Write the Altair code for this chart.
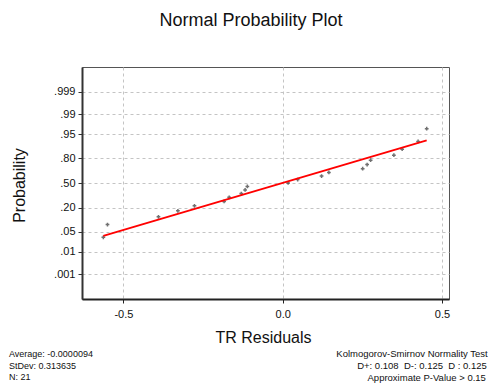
import altair as alt
import pandas as pd
from statistics import NormalDist

# ---- data ----
residuals = [-0.563, -0.550, -0.390, -0.329, -0.277, -0.184, -0.168, -0.130, -0.118, -0.111,
             0.017, 0.047, 0.122, 0.145, 0.251, 0.265, 0.276, 0.349, 0.375, 0.425, 0.452]
prob_ticks = [0.001, 0.01, 0.05, 0.20, 0.50, 0.80, 0.95, 0.99, 0.999]
prob_labels = [".001", ".01", ".05", ".20", ".50", ".80", ".95", ".99", ".999"]
x_ticks = [-0.5, 0.0, 0.5]
average = -0.0000094
stdev = 0.313635
stats_left = ["Average: -0.0000094", "StDev: 0.313635", "N: 21"]
stats_right = ["Kolmogorov-Smirnov Normality Test",
               "D+: 0.108\u00a0 D-: 0.125\u00a0 D : 0.125",
               "Approximate P-Value > 0.15"]

FONT = "Liberation Sans"
nd = NormalDist()
n = len(residuals)

# probability plot positions (median ranks) on the normal-score scale
sorted_res = sorted(residuals)
pts = pd.DataFrame({
    "x": sorted_res,
    "z": [nd.inv_cdf((i + 1 - 0.3) / (n + 0.4)) for i in range(n)],
})
fit_x = [min(residuals), max(residuals)]
fit = pd.DataFrame({"x": fit_x, "z": [(v - average) / stdev for v in fit_x]})

tick_z = [nd.inv_cdf(p) for p in prob_ticks]
label_expr = "''"
for z, lab in zip(tick_z, prob_labels):
    label_expr = f"abs(datum.value - ({z:.6f})) < 0.001 ? '{lab}' : " + label_expr

xscale = alt.Scale(domain=[-0.63, 0.522], nice=False, zero=False)
yscale = alt.Scale(domain=[-3.932, 3.932], nice=False, zero=False)

xaxis = alt.Axis(values=x_ticks, title="TR Residuals",
                 labelExpr="replace(format(datum.value, '.1f'), '\u2212', '-')",
                 labelOverlap=False,
                 grid=True, gridDash=[3, 3], gridColor="#c4c4c4", gridWidth=1,
                 domainColor="#222", domainWidth=2, tickColor="#222", tickSize=4,
                 labelFont=FONT, labelFontSize=11, labelColor="#111", labelPadding=5,
                 titleFont=FONT, titleFontSize=16, titleFontWeight="normal", titleColor="#111",
                 titleX=181, titleY=38, titleBaseline="middle", titleAnchor="start",
                 titleAlign="center")
yaxis = alt.Axis(values=tick_z, title="Probability", labelExpr=label_expr,
                 labelOverlap=False,
                 grid=True, gridDash=[3, 3], gridColor="#c4c4c4", gridWidth=1,
                 domainColor="#333", domainWidth=2, tickColor="#333", tickSize=4,
                 labelFont=FONT, labelFontSize=11, labelColor="#111", labelPadding=3,
                 titleFont=FONT, titleFontSize=16, titleFontWeight="normal", titleColor="#111",
                 titleX=-63, titleY=118, titleAngle=-90, titleBaseline="middle",
                 titleAlign="center", titleAnchor="start")

points = alt.Chart(pts).mark_point(shape="cross", filled=True, size=14, color="#333").encode(
    x=alt.X("x:Q", scale=xscale, axis=xaxis),
    y=alt.Y("z:Q", scale=yscale, axis=yaxis),
)
line = alt.Chart(fit).mark_line(color="#ff0000", strokeWidth=1.8).encode(
    x=alt.X("x:Q", scale=xscale, axis=xaxis),
    y=alt.Y("z:Q", scale=yscale, axis=yaxis),
)

def txt(s, x, y, size, align="left"):
    return alt.Chart(pd.DataFrame({"t": [s]})).mark_text(
        font=FONT, fontSize=size, align=align, baseline="middle", color="#111"
    ).encode(text="t:N", x=alt.value(x), y=alt.value(y))

layers = [points, line,
          txt("Normal Probability Plot", 169, -46, 18, "center")]
for s, y in zip(stats_left, [287, 298.5, 310]):
    layers.append(txt(s, -73, y, 9))
for s, x, y in zip(stats_right, [330, 340, 344.7], [287, 298.5, 311]):
    layers.append(txt(s, x, y, 9.5, "center"))

chart = alt.layer(*layers).properties(
    width=367, height=232,
    padding={"left": 74, "top": 59, "right": 45, "bottom": 86},
    autosize=alt.AutoSizeParams(type="none"),
).configure_view(stroke="#555", strokeWidth=1)

chart.save("out.html", embed_options={"renderer": "svg", "actions": False})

» Exercise description:
Every line from the top of the material above through the line with "n = len(residuals)" should be duplicated exactly, please; leave out the pictures.

» Exercise solution:
Write the Altair code for this chart.
import altair as alt
import pandas as pd
from statistics import NormalDist

# ---- data ----
residuals = [-0.563, -0.550, -0.390, -0.329, -0.277, -0.184, -0.168, -0.130, -0.118, -0.111,
             0.017, 0.047, 0.122, 0.145, 0.251, 0.265, 0.276, 0.349, 0.375, 0.425, 0.452]
prob_ticks = [0.001, 0.01, 0.05, 0.20, 0.50, 0.80, 0.95, 0.99, 0.999]
prob_labels = [".001", ".01", ".05", ".20", ".50", ".80", ".95", ".99", ".999"]
x_ticks = [-0.5, 0.0, 0.5]
average = -0.0000094
stdev = 0.313635
stats_left = ["Average: -0.0000094", "StDev: 0.313635", "N: 21"]
stats_right = ["Kolmogorov-Smirnov Normality Test",
               "D+: 0.108\u00a0 D-: 0.125\u00a0 D : 0.125",
               "Approximate P-Value > 0.15"]

FONT = "Liberation Sans"
nd = NormalDist()
n = len(residuals)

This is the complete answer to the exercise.